**TASK GOAL:**
Read the listing and extract each line that includes the word "React".
──────── DATA PROVIDED ────────
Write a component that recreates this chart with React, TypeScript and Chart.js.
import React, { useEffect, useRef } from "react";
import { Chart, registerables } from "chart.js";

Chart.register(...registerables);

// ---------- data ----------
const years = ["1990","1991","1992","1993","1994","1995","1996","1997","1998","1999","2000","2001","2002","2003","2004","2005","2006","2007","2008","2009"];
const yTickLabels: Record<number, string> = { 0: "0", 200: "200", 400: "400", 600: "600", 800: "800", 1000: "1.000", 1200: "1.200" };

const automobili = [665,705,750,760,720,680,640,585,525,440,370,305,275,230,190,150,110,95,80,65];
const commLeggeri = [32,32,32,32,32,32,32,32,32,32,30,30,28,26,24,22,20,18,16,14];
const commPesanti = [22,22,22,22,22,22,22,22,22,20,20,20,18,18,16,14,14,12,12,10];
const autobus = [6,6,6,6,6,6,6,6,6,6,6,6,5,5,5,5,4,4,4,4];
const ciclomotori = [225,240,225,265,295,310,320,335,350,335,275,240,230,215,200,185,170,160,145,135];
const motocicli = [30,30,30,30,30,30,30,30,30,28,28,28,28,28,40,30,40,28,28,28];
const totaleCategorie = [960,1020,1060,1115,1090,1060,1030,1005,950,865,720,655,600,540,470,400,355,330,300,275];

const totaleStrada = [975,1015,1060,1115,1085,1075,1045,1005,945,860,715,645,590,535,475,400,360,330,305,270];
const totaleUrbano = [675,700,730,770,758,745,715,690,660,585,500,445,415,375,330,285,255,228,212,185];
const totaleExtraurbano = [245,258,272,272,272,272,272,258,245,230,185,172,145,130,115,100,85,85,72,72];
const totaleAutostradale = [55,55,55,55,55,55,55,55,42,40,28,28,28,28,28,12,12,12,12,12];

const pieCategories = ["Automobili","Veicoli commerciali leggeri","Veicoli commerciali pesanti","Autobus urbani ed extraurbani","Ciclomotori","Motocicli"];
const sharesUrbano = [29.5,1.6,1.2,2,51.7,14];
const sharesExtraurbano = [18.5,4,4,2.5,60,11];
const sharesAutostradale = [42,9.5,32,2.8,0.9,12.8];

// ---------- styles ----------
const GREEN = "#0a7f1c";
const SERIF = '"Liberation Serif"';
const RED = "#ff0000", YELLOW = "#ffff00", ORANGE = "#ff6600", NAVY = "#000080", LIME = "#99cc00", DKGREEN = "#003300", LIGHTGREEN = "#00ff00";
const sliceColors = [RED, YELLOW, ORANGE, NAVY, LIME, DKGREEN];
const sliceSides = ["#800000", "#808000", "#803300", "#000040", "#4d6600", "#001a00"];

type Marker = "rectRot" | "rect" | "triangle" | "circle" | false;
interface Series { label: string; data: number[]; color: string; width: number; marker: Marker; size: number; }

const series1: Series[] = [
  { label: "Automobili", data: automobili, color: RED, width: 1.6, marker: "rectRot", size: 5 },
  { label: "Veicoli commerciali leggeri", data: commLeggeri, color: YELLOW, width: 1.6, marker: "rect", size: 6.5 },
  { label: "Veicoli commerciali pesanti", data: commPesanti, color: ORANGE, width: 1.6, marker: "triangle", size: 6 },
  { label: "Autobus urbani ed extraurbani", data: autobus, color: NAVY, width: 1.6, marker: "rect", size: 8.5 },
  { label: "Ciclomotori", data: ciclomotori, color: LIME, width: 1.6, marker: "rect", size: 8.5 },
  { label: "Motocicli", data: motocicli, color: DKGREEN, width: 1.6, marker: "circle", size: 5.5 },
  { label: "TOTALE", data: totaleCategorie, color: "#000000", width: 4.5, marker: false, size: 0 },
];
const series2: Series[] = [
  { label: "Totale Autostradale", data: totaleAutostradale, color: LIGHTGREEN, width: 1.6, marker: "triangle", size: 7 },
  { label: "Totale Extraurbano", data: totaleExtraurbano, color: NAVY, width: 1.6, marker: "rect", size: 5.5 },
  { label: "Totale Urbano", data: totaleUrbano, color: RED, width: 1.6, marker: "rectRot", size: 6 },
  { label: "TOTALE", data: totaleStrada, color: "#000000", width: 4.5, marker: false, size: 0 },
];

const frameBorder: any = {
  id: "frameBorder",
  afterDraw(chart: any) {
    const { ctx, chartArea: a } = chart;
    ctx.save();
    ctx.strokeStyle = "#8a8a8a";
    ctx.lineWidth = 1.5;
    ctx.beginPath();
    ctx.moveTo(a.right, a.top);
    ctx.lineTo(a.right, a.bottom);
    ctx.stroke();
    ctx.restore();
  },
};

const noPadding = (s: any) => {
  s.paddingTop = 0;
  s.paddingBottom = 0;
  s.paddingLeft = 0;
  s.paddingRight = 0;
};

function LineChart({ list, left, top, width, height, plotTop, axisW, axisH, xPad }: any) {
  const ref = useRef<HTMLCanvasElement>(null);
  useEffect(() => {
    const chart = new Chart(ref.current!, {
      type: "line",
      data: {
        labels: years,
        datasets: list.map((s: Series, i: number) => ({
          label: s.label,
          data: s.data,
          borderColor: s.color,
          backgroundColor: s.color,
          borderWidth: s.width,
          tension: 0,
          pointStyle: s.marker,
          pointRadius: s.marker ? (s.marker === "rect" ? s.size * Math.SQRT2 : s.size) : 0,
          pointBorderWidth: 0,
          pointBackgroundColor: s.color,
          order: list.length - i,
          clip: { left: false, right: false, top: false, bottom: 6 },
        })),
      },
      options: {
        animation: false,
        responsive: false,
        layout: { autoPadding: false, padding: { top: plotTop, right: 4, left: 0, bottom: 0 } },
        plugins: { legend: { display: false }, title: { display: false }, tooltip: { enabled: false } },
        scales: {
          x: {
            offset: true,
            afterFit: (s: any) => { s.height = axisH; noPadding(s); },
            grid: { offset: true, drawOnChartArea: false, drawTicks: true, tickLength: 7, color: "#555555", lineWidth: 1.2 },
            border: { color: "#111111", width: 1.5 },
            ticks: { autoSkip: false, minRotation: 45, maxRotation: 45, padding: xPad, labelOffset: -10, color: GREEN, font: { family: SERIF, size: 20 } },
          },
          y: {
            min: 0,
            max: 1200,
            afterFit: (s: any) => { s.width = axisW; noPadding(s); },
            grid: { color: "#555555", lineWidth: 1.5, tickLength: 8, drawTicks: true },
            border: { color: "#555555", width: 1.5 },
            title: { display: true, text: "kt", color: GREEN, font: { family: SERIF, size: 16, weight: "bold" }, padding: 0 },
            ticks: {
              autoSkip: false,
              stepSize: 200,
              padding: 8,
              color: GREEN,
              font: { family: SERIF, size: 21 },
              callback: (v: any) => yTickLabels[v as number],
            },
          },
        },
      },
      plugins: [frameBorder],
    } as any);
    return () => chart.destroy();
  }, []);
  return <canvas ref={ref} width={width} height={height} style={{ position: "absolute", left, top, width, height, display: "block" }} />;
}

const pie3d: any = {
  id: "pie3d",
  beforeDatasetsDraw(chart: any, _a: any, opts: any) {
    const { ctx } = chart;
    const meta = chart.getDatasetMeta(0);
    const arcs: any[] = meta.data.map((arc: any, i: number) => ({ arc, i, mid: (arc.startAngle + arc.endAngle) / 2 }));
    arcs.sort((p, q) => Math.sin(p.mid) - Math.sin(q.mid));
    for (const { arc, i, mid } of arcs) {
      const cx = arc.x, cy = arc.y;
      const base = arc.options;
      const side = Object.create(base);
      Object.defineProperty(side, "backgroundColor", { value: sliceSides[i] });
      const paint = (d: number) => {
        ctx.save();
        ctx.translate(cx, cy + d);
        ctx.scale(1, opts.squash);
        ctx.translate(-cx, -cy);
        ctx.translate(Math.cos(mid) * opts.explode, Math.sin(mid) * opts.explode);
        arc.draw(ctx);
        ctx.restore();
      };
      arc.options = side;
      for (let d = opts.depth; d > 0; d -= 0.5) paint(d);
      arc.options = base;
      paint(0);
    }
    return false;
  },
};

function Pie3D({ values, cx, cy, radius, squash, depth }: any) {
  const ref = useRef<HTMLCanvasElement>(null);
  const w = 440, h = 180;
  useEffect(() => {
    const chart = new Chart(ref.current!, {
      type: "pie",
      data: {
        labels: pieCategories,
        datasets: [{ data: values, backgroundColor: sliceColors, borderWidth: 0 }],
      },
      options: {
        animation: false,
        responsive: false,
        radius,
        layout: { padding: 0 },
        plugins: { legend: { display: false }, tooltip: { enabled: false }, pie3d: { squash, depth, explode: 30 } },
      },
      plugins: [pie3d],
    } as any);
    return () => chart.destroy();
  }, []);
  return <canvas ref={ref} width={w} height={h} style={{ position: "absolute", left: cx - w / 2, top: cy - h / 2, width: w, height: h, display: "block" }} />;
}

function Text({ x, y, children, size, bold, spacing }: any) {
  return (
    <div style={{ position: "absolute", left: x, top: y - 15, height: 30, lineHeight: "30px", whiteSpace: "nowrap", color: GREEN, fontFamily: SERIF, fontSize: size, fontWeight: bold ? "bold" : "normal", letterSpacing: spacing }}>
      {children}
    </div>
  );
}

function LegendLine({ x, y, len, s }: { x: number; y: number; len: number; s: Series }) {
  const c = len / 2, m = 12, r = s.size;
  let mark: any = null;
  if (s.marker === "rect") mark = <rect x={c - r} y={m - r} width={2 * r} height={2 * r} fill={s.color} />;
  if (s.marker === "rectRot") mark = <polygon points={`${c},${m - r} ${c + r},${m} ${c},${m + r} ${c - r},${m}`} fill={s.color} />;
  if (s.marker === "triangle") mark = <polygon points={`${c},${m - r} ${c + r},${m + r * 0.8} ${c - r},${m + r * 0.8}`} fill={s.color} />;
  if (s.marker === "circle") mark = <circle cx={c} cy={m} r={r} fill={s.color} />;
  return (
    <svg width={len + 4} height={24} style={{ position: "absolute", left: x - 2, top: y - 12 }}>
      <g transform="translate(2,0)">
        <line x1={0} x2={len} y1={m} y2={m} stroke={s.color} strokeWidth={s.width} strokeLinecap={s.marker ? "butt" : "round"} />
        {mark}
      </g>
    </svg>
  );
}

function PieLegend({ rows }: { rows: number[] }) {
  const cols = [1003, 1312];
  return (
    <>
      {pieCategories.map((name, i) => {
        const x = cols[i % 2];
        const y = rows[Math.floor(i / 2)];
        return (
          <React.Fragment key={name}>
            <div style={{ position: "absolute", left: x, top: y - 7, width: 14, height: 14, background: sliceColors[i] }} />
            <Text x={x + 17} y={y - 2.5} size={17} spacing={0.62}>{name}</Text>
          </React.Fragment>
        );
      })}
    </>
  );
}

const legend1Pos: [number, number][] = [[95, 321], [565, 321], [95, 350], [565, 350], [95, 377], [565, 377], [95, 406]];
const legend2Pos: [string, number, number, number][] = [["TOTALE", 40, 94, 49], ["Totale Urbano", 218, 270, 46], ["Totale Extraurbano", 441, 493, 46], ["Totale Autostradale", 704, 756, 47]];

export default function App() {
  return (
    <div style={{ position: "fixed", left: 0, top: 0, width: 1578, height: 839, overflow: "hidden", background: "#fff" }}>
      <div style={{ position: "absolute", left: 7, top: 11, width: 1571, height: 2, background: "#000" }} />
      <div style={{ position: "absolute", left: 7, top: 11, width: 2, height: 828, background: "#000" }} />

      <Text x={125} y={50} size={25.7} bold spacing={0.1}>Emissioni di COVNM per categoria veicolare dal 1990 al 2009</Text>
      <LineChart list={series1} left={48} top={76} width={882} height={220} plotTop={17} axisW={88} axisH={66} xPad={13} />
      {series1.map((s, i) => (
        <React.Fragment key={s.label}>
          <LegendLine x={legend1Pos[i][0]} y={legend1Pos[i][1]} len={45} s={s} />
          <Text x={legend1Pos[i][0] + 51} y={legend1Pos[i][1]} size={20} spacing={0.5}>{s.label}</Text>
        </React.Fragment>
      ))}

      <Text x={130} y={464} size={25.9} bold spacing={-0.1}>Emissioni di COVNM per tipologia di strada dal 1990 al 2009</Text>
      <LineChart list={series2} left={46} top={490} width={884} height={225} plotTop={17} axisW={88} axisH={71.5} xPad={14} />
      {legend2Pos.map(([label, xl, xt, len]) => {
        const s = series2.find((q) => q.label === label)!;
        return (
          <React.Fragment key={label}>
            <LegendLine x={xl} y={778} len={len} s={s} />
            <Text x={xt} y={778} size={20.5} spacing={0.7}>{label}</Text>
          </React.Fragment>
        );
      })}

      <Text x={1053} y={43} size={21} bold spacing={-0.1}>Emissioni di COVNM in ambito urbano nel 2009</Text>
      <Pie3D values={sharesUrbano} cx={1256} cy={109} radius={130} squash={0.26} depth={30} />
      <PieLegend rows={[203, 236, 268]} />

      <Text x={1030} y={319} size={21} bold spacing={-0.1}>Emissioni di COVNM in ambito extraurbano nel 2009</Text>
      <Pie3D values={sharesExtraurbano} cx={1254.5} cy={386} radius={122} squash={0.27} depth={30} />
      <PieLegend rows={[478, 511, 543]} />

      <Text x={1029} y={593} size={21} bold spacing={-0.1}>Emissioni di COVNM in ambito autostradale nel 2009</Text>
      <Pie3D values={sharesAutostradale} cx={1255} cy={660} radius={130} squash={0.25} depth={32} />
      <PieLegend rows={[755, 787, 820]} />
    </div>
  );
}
────────
**COMPLETED EXERCISE:**
Write a component that recreates this chart with React, TypeScript and Chart.js.
import React, { useEffect, useRef } from "react";
          <React.Fragment key={name}>
          </React.Fragment>
        <React.Fragment key={s.label}>
        </React.Fragment>
          <React.Fragment key={label}>
          </React.Fragment>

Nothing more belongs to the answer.